Rothy was invited as a guest the year-end concert "2017 THE Shin Seung-hun SHOW-Winter Special" at the Olympic Hall in Olympic Park, Seoul for three days from December 15 to 17.

2018: Shape of Rothy 
On January 2, 2018, Rothy released "Baby Baby" with U-Kwon of Block B for the OST of Jugglers.

On June 1, Rothy released her second single "Tagger". Rothy, who turned 20, showed a more mature story of finding herself. Yoo Seung-ho appears in the music video for the track.

On June 27, she released "A Little Bit More" with Jinho of Pentagon for the OST of What's Wrong with Secretary Kim?. On July 8, Rothy released the song "Butterfly Effect" for the drama RE:Playlist. The track is a remake of Shin Seung-hun's "Butterfly Effect".

On August 30, Rothy released her first mini-album Shape of Rothy with the title track "Burning", a trendy up-tempo tropical house genre song, with a sophisticated melody that makes you feel like listening to a pop song, and sensuous lyrics that compare love to candlelight and fireflies. On September 7, she appeared on Yoo Hee-yeol's Sketchbook. On September 20, she appeared on M Countdown with "Stars", said to have reflected listeners' requests.

On October 1, she released the track "Cloud" for the OST of The Beauty Inside. "Cloud" is a love song containing a shy heart that wants to hide the feelings that are blooming everywhere and is used in the first episode of the show.

2019: "Blossom Flower", Color of Rothy 
On January 30, 2019, Rothy released her third single "Blossom Flower", a song that compares an unknown flower and a bed abandoned on the roadside to the pain of parting. The track uses both acoustic guitar and an orchestra. The track ranked 2nd on Genie and Olleh Music, 6th on Monkey3, 8th on Soribada, 14th on Naver Music, 20th on Bugs, 26th on Melon, and 30th on Mnet.

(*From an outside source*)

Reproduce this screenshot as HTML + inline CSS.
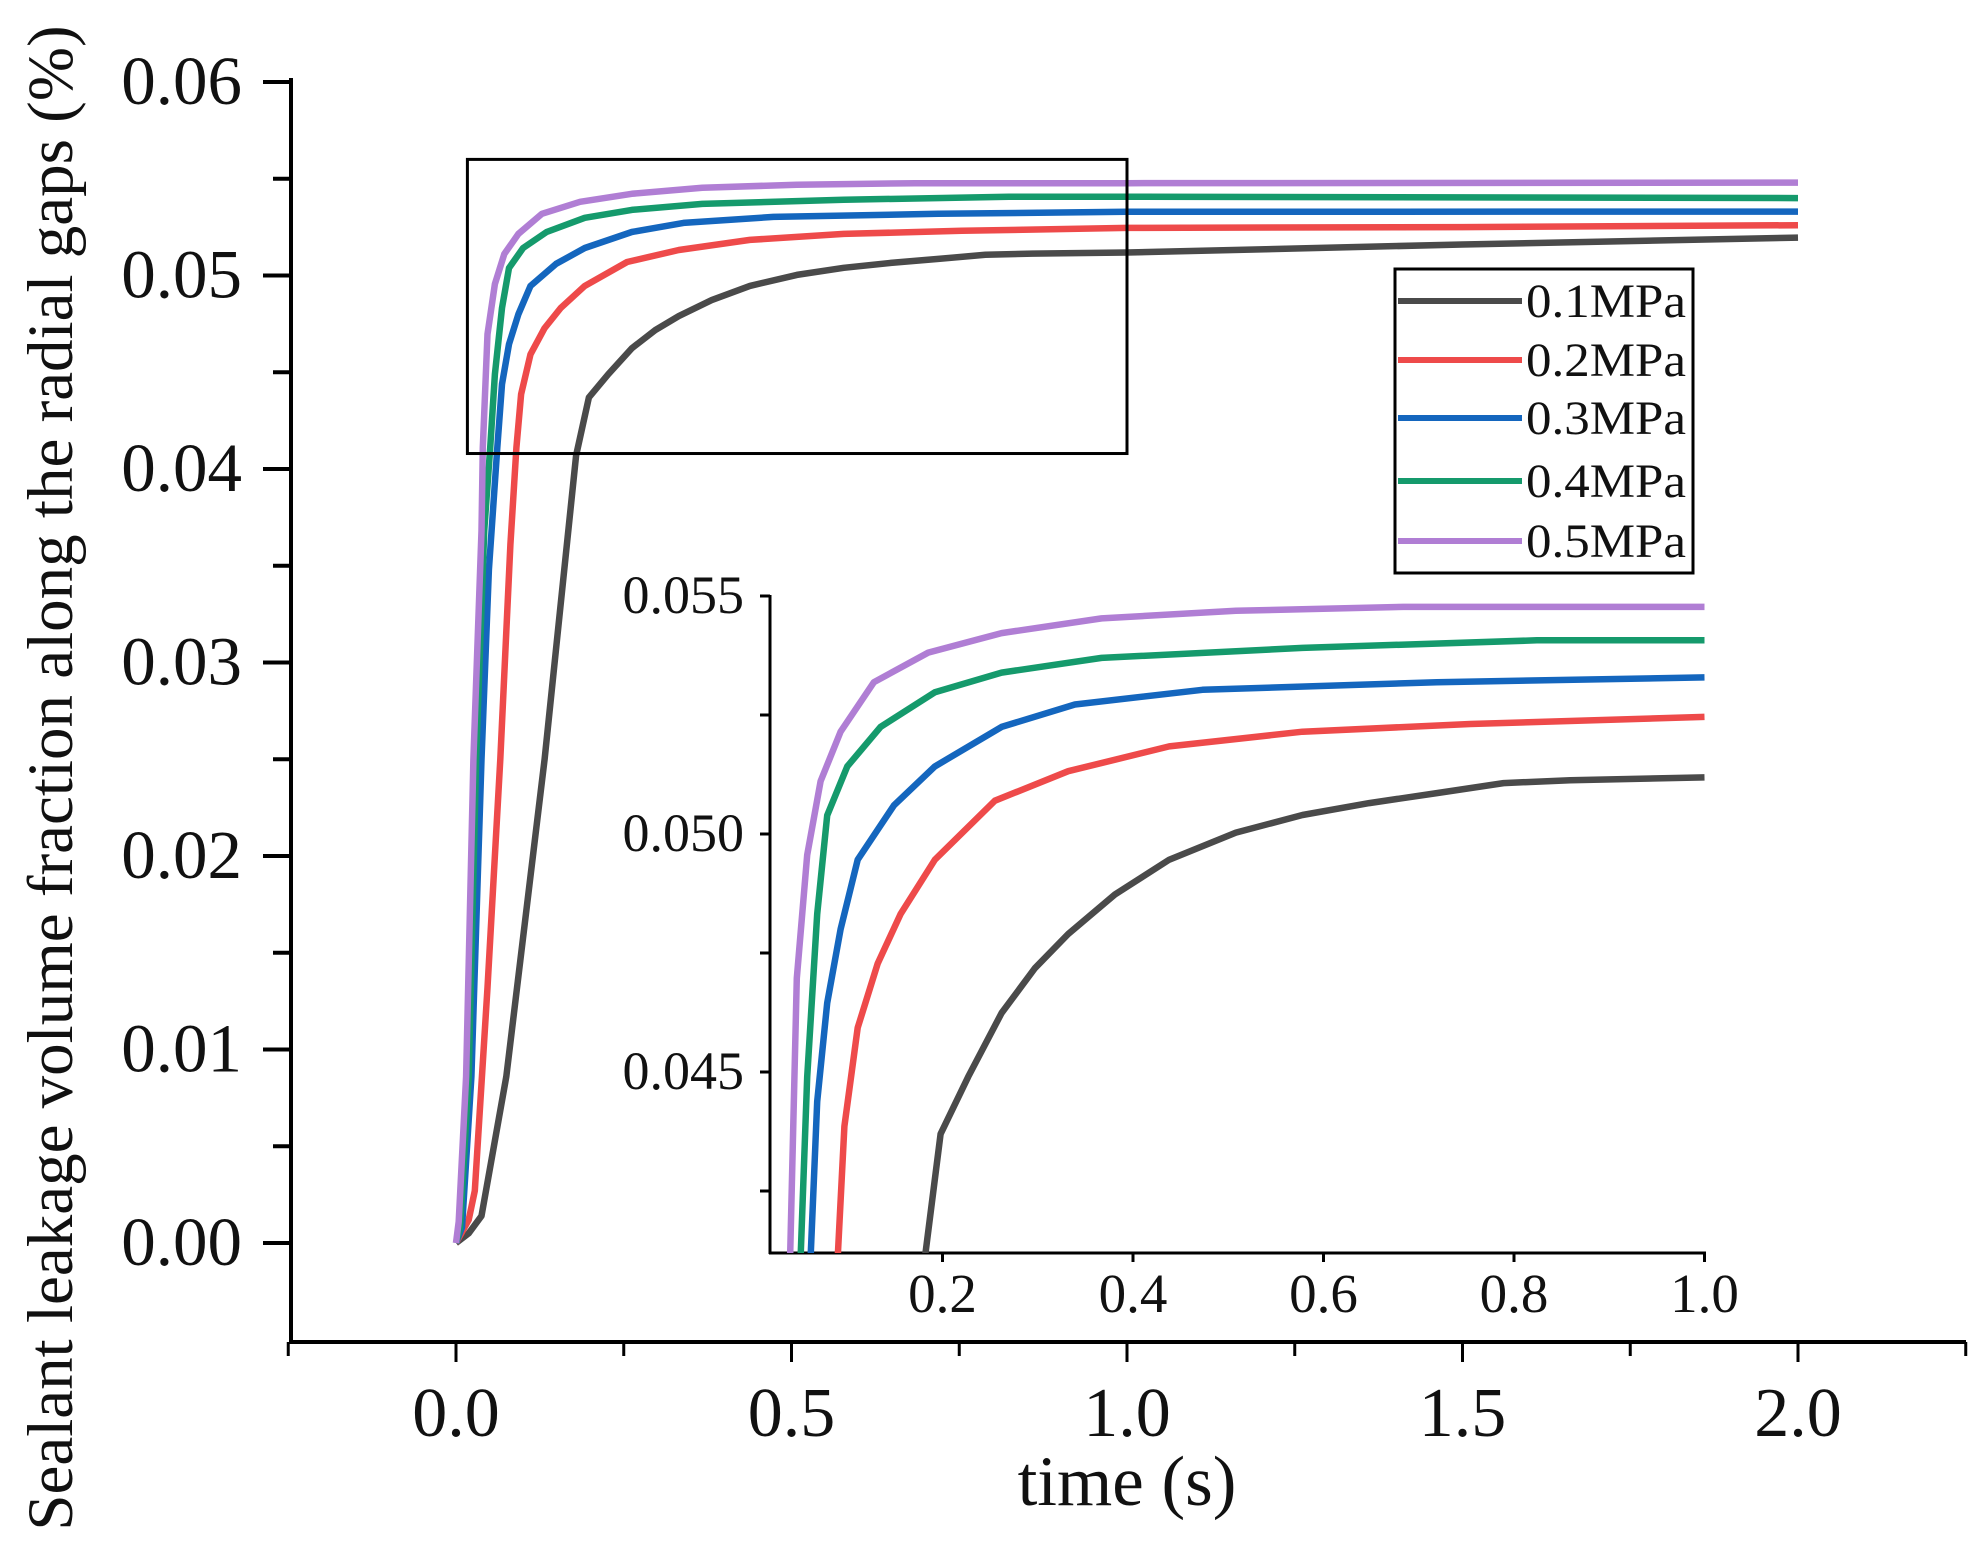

On February 10, she released "Rainbow" for the OST of Romance is a Bonus Book. On February 11, Shin Seung-hun x Rothy's Tello brand sound "Fortune Teller" was released. On February 18, Rothy's official fandom name "Bloomimg" was announced. "Blooming", which means flowers are in full bloom, resembles Rothy and symbolizes people as beautiful as flowers, also containing the meaning of wishing Rothy and Blooming to always walk together along the path of flowers in full bloom.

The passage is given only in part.